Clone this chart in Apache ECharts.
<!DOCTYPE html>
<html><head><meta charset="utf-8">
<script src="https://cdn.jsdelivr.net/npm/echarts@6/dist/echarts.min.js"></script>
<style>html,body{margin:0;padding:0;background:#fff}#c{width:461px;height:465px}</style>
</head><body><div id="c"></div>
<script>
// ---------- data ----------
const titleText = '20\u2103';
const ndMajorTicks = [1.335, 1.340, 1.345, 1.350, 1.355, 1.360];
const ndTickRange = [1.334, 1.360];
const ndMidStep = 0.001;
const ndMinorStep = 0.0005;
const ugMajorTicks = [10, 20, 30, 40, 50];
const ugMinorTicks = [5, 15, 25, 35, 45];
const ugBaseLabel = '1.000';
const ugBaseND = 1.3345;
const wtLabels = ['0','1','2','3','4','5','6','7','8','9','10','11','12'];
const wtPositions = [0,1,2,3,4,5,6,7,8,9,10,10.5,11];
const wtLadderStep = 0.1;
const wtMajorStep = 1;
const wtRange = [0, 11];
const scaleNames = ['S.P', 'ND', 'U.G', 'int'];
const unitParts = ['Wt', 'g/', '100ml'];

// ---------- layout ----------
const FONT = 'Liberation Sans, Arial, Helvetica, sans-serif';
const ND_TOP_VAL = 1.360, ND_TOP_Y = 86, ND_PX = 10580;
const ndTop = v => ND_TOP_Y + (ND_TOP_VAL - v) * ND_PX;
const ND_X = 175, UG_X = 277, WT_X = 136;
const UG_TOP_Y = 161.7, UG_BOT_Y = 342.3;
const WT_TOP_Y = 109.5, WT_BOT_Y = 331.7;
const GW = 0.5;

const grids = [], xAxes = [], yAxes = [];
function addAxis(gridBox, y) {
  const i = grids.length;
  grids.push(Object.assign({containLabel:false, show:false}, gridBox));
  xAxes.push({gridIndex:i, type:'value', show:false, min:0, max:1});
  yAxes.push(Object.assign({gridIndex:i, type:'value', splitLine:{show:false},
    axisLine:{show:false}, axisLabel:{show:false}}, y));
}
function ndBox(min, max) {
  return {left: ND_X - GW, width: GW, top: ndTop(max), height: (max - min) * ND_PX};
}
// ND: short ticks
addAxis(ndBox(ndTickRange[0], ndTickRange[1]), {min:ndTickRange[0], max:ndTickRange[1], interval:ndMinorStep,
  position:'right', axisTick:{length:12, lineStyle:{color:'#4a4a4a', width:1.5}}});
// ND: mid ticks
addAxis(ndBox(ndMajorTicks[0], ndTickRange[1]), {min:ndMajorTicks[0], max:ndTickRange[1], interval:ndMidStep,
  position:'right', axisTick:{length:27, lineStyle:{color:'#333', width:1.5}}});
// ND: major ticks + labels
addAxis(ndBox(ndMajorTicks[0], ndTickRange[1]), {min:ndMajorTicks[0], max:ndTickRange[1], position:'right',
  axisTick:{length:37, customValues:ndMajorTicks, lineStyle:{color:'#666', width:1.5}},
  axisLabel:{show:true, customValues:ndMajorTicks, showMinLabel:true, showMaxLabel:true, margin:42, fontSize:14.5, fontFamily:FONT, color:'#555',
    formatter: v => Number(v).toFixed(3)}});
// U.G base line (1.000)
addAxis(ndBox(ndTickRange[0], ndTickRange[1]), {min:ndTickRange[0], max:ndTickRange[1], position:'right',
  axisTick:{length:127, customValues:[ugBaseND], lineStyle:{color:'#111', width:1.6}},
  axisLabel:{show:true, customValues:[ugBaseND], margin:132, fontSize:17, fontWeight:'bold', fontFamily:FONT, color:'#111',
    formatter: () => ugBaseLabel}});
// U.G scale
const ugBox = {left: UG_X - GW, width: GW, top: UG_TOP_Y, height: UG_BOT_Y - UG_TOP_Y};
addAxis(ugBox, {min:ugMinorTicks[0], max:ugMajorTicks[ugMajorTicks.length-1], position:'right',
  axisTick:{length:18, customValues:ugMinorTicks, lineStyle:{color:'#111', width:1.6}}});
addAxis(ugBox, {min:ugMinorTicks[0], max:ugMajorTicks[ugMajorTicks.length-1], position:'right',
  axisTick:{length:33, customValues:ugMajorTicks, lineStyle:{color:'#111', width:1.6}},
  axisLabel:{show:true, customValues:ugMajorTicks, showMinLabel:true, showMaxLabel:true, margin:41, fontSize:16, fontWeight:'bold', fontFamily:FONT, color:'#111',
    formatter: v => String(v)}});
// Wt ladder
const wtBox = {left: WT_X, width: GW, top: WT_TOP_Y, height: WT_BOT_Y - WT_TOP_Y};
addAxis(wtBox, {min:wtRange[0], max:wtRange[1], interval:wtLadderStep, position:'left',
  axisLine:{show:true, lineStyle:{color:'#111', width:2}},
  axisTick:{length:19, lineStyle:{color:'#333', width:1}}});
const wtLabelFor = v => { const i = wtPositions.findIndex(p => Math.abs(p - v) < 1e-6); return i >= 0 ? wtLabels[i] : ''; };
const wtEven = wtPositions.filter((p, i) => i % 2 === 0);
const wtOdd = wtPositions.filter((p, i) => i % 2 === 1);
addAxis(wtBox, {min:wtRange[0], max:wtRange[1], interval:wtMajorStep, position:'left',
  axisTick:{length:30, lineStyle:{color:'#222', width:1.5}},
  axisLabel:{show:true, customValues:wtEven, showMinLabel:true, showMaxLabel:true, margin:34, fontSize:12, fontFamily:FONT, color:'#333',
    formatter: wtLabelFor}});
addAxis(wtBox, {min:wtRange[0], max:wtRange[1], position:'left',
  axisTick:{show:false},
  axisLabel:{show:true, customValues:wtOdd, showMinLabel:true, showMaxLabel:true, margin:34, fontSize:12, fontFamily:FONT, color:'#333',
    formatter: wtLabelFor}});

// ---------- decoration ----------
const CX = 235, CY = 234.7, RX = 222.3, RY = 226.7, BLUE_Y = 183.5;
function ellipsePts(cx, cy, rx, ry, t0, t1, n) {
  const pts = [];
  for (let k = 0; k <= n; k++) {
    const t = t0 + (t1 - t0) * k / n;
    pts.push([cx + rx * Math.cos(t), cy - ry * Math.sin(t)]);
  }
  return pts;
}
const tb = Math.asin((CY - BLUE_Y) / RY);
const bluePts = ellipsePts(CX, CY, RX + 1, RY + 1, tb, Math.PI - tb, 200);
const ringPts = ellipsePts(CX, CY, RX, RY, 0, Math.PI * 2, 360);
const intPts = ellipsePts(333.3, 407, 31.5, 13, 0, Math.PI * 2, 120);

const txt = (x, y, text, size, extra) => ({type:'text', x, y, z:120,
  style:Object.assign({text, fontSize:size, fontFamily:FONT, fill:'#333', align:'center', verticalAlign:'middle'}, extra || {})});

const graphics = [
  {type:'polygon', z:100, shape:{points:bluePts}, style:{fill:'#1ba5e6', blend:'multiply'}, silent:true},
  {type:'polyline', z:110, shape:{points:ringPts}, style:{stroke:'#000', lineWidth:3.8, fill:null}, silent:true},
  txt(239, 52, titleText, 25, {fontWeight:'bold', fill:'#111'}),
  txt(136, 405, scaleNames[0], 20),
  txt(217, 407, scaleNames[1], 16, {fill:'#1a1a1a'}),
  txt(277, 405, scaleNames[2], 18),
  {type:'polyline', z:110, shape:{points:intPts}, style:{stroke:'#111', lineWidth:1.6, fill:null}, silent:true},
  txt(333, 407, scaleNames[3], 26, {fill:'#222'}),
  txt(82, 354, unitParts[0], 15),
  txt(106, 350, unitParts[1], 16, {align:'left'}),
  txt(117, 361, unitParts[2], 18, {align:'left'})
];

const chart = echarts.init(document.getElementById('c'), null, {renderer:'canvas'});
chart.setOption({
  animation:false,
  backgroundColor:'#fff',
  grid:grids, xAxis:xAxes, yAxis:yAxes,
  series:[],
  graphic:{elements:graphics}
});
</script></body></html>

* * *

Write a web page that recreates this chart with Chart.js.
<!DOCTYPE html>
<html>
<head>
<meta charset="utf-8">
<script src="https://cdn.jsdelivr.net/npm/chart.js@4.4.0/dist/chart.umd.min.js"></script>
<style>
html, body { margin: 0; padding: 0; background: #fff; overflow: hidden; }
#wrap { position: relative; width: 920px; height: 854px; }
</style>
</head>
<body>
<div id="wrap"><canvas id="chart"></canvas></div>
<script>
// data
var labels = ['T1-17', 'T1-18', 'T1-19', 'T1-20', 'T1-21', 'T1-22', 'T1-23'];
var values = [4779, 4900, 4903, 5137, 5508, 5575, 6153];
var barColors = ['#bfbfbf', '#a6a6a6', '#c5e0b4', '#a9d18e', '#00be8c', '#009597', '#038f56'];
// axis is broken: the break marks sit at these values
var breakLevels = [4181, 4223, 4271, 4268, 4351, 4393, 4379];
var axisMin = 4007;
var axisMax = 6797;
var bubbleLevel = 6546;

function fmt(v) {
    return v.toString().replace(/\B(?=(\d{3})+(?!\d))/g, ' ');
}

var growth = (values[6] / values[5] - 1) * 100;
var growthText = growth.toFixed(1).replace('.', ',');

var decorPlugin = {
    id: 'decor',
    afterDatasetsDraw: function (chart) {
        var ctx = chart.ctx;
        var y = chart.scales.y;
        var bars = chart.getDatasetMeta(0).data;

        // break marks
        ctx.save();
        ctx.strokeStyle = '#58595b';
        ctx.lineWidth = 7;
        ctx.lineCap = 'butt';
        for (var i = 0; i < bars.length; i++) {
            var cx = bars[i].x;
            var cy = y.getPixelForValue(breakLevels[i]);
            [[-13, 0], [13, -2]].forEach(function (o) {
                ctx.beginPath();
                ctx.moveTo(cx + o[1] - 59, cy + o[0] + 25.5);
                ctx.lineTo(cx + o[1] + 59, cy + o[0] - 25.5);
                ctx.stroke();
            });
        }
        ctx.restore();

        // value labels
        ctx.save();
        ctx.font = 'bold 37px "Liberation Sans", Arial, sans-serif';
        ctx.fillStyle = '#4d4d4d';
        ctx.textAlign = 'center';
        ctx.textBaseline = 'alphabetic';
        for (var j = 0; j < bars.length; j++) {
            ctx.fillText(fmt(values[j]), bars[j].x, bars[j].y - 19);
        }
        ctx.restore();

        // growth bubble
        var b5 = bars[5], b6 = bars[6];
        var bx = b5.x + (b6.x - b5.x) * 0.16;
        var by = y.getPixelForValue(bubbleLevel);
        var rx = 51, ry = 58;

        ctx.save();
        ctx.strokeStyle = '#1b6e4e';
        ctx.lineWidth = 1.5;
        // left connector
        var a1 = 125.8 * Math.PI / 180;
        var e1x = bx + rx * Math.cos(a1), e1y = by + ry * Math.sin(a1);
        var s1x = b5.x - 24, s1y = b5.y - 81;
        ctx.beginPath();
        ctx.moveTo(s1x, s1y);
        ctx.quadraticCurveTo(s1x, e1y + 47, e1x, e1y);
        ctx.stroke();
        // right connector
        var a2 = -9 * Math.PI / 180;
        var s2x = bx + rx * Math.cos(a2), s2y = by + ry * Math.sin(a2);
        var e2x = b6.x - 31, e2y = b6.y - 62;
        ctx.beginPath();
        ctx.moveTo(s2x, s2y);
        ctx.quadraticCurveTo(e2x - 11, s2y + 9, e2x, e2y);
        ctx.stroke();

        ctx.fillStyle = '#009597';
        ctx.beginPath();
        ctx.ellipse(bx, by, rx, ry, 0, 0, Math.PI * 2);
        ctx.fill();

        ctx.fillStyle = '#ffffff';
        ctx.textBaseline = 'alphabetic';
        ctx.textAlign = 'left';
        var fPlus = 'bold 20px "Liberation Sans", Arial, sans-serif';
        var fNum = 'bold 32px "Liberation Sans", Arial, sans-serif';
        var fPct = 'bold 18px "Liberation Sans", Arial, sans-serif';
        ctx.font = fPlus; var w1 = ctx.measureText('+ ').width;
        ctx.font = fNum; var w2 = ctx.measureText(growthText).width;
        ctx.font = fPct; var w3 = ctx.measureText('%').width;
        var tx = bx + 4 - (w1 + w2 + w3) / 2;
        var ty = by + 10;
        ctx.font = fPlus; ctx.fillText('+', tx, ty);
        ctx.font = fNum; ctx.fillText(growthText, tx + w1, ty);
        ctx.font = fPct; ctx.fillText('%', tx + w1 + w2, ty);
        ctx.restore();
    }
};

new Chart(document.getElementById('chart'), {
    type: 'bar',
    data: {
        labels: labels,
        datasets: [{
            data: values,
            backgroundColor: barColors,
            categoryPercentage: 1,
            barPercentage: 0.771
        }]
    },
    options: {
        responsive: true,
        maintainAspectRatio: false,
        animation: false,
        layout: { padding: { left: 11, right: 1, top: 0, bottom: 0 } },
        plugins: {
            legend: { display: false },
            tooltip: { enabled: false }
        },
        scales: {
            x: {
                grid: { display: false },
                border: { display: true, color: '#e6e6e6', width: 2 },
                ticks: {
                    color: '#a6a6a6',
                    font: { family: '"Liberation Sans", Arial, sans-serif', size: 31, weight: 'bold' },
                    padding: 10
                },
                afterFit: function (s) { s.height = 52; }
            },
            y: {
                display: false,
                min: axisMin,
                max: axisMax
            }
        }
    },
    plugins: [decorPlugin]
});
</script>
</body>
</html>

=== Aim of the exercise ===
Lines that include the word "this" are to be extracted from the data above.

=== Task output ===
Clone this chart in Apache ECharts.
Write a web page that recreates this chart with Chart.js.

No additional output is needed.